Une application disponible en 12 langues
« Nous avons élaboré une arborescence avec 250 questions pour les urgences pédiatriques. Selon les réponses du patient, cela ouvre sur de nouvelles questions pour donner des précisions », poursuit l'interne. Si le patient a de la fièvre, par exemple, l’application va demander si la température a été prise et, si oui, sa valeur maximale.
Les questions sont disponibles en 12 langues, grâce à l’aide d’interprètes professionnels : français, anglais, italien, espagnol, portugais, arabe (littéraire et arabizi), albanais, géorgien, roumain, russe et turc. « Les équipes paramédicales du lieu de l’expérimentation ont pu recenser pendant quatre mois les langues les plus parlées des patients allophones, avant de choisir celles-ci », précise Quentin Paulik. Quelque 500 pictogrammes ont également été élaborés, puis testés auprès d’associations de migrants, pour faciliter la compréhension en cas d’illettrisme.
La société d'accélération du transfert de technologies (SATT) lyonnaise Pulsalys a accordé un financement de plusieurs dizaines de milliers d’euros au projet et a mis en lien ses créateurs avec le laboratoire de linguistique interactionnelle ICAR de Lyon (ENS, CNRS, Université Lyon 2).
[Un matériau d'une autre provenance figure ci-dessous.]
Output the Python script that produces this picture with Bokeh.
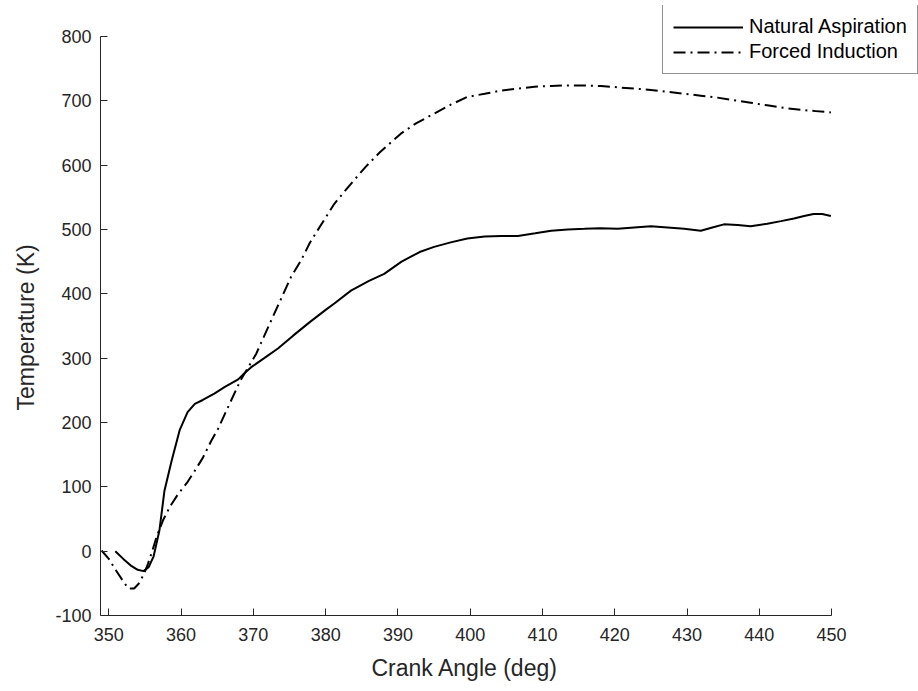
from bokeh.plotting import figure
from bokeh.models import Range1d, FixedTicker, Legend, LegendItem, PrintfTickFormatter, Title
from bokeh.embed import file_html
from bokeh.resources import INLINE

# ---- data ----
na_angle = [350.9, 352.0, 353.0, 354.0, 354.8, 355.5, 356.2, 357.0, 357.7, 358.7,
            359.8, 360.9, 361.9, 363.0, 364.6, 366.0, 367.9, 368.8, 369.7, 371.5,
            373.4, 375.5, 377.8, 380.0, 381.2, 383.5, 386.0, 388.1, 390.5, 393.0,
            395.0, 397.3, 399.6, 402.0, 404.3, 406.6, 409.0, 411.2, 413.5, 415.8,
            418.0, 420.4, 422.7, 425.0, 427.3, 429.6, 431.9, 433.5, 435.1, 437.0,
            438.8, 441.1, 443.0, 444.8, 446.2, 447.5, 448.7, 449.9]
na_temp = [0, -12, -22, -29, -31, -25, -8, 32, 94, 141,
           188, 216, 229, 235, 245, 255, 267, 277, 286, 300,
           315, 335, 356, 375, 385, 405, 420, 431, 450, 465,
           473, 480, 486, 489, 490, 490, 494, 498, 500, 501,
           502, 501, 503, 505, 503, 501, 498, 503, 508, 507,
           505, 509, 513, 517, 521, 524, 524, 521]

fi_angle = [349.0, 350.0, 351.0, 352.0, 352.7, 353.5, 354.1, 354.8, 355.4, 356.0,
            356.6, 357.5, 358.5, 359.6, 360.8, 361.9, 363.0, 364.2, 365.1, 366.5,
            368.2, 370.4, 372.0, 375.2, 376.6, 377.8, 378.9, 381.2, 383.5, 385.5,
            387.5, 390.4, 392.5, 395.0, 397.3, 399.6, 402.0, 404.3, 406.6, 408.9,
            411.2, 413.5, 415.8, 418.1, 420.4, 422.7, 425.0, 427.3, 429.6, 431.9,
            434.2, 436.5, 438.8, 441.1, 443.4, 445.7, 447.8, 449.9]
fi_temp = [1, -12, -30, -47, -58, -58, -51, -37, -20, 0,
           22, 48, 70, 89, 106, 125, 145, 172, 190, 224,
           265, 307, 347, 426, 452, 479, 499, 540, 571, 597,
           620, 649, 665, 680, 694, 706, 711, 716, 719, 722,
           723, 724, 724, 723, 721, 719, 717, 714, 711, 708,
           705, 701, 697, 693, 689, 686, 684, 682]

x_ticks = [350, 360, 370, 380, 390, 400, 410, 420, 430, 440, 450]
y_ticks = [-100, 0, 100, 200, 300, 400, 500, 600, 700, 800]
x_axis_lim = (348.85, 450)
y_axis_lim = (-100, 800)
x_label = "Crank Angle (deg)"
y_label = "Temperature (K)"

# ---- layout (pixels) ----
W, H = 918, 691
LEFT, BOTTOM = 99, 76          # axes box left / bottom margins
AXES_W, AXES_H = 732, 579      # size of the drawn axes box
TOP, RIGHT = 5, 0              # frame extended so the legend is not clipped

FONT = "Liberation Sans"
AX = "#262626"

xs = (x_axis_lim[1] - x_axis_lim[0]) / AXES_W
ys = (y_axis_lim[1] - y_axis_lim[0]) / AXES_H
x_end = x_axis_lim[0] + (W - LEFT - RIGHT) * xs
y_end = y_axis_lim[0] + (H - BOTTOM - TOP) * ys

p = figure(width=W, height=H, output_backend="svg", toolbar_location=None,
           x_range=Range1d(x_axis_lim[0], x_end), y_range=Range1d(y_axis_lim[0], y_end),
           min_border_left=LEFT, min_border_right=RIGHT, min_border_top=TOP,
           min_border_bottom=BOTTOM)
p.outline_line_color = None
p.background_fill_color = "white"
p.border_fill_color = "white"
p.xgrid.grid_line_color = None
p.ygrid.grid_line_color = None

for ax in (p.xaxis, p.yaxis):
    ax.axis_line_color = AX
    ax.axis_line_width = 1
    ax.major_tick_line_color = AX
    ax.major_tick_in = 7
    ax.major_tick_out = 0
    ax.minor_tick_line_color = None
    ax.major_label_text_font = FONT
    ax.major_label_text_font_size = "18px"
    ax.major_label_text_color = AX
    ax.formatter = PrintfTickFormatter(format="%d")

p.xaxis.bounds = x_axis_lim
p.yaxis.bounds = y_axis_lim
p.xaxis.ticker = FixedTicker(ticks=x_ticks)
p.yaxis.ticker = FixedTicker(ticks=y_ticks)
p.xaxis.major_label_standoff = 12
p.yaxis.major_label_standoff = 9

# axis titles centred on the drawn axes box (not on the extended frame)
p.add_layout(Title(text=x_label, align="left", offset=271, vertical_align="bottom",
                   standoff=19, text_font=FONT, text_font_size="23px",
                   text_font_style="normal", text_color=AX), "below")
p.add_layout(Title(text=y_label, align="left", offset=205, vertical_align="top",
                   standoff=24, text_font=FONT, text_font_size="23px",
                   text_font_style="normal", text_color=AX), "left")

r1 = p.line(na_angle, na_temp, line_color="black", line_width=2)
r2 = p.line(fi_angle, fi_temp, line_color="black", line_width=2, line_dash="12 5 2 5")

legend = Legend(items=[LegendItem(label="Natural Aspiration", renderers=[r1]),
                       LegendItem(label="Forced Induction", renderers=[r2])],
                location=(562, 541))
legend.label_text_font = FONT
legend.label_text_font_size = "20px"
legend.label_text_color = "black"
legend.glyph_width = 70
legend.glyph_height = 22
legend.label_height = 22
legend.label_standoff = 6
legend.spacing = 2
legend.padding = 10
legend.margin = 0
legend.border_line_color = AX
legend.border_line_width = 1
legend.background_fill_color = "white"
legend.background_fill_alpha = 1
p.add_layout(legend, "center")

open("out.html", "w").write(file_html(p, INLINE))
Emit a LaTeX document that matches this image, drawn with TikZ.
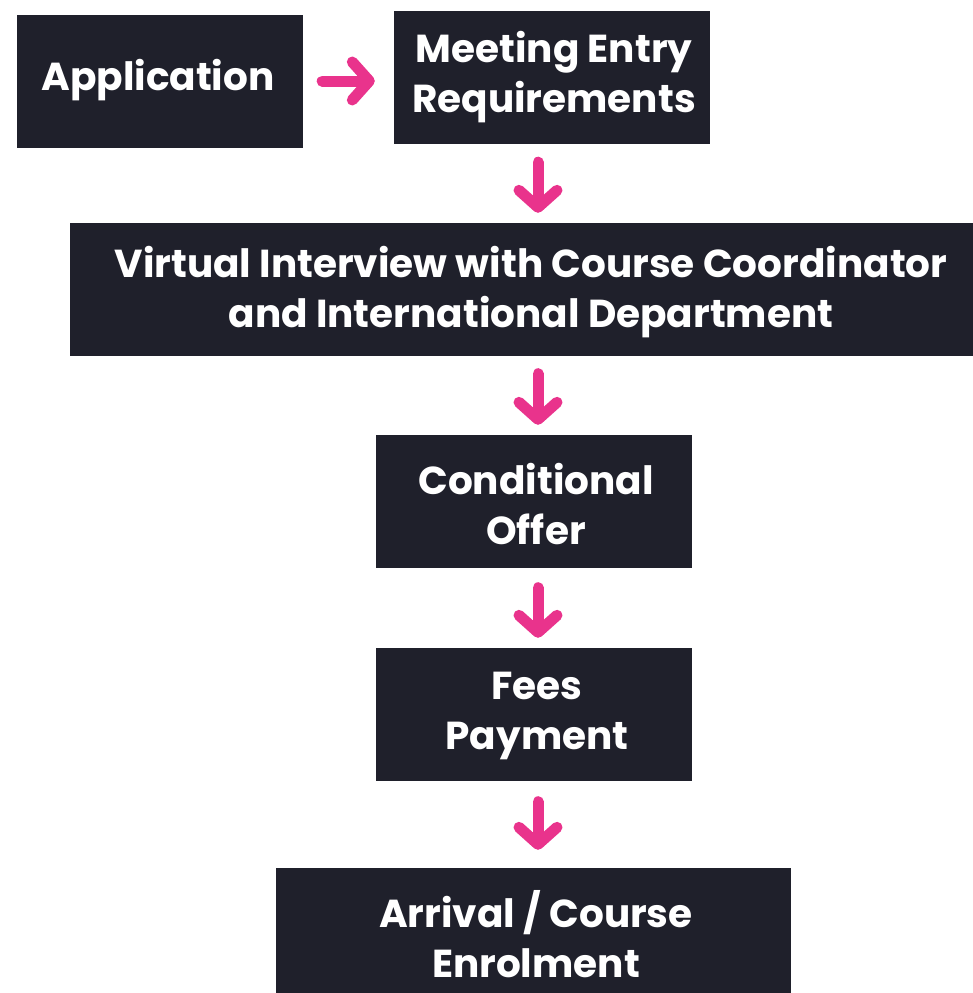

En juin 2021, l’outil a été expérimenté aux urgences pédiatriques de l’hôpital Femme-Mère-Enfant de Lyon, auprès de 22 patients dont 9 francophones. « Cela nous a permis de voir les choses à améliorer et de préparer une deuxième version, en place aux urgences pédiatriques depuis mi-août », explique l’interne. Le questionnaire prend entre 5 et 15 minutes. « Nous avions peur que les patients se lassent, mais en réalité l’application est assez ludique grâce aux pictogrammes et ce n’est pas un problème », observe-t-il.
Prochaine étape pour le projet Marti : « Nous voudrions que le compte rendu soit intégré aux logiciels médicaux, mais c’est très complexe, car ils ne sont pas interopérables », pointe Quentin Paulik. La campagne de financement participatif lancée début février a pour objectif de récolter 8 000 euros pour continuer le développement du projet.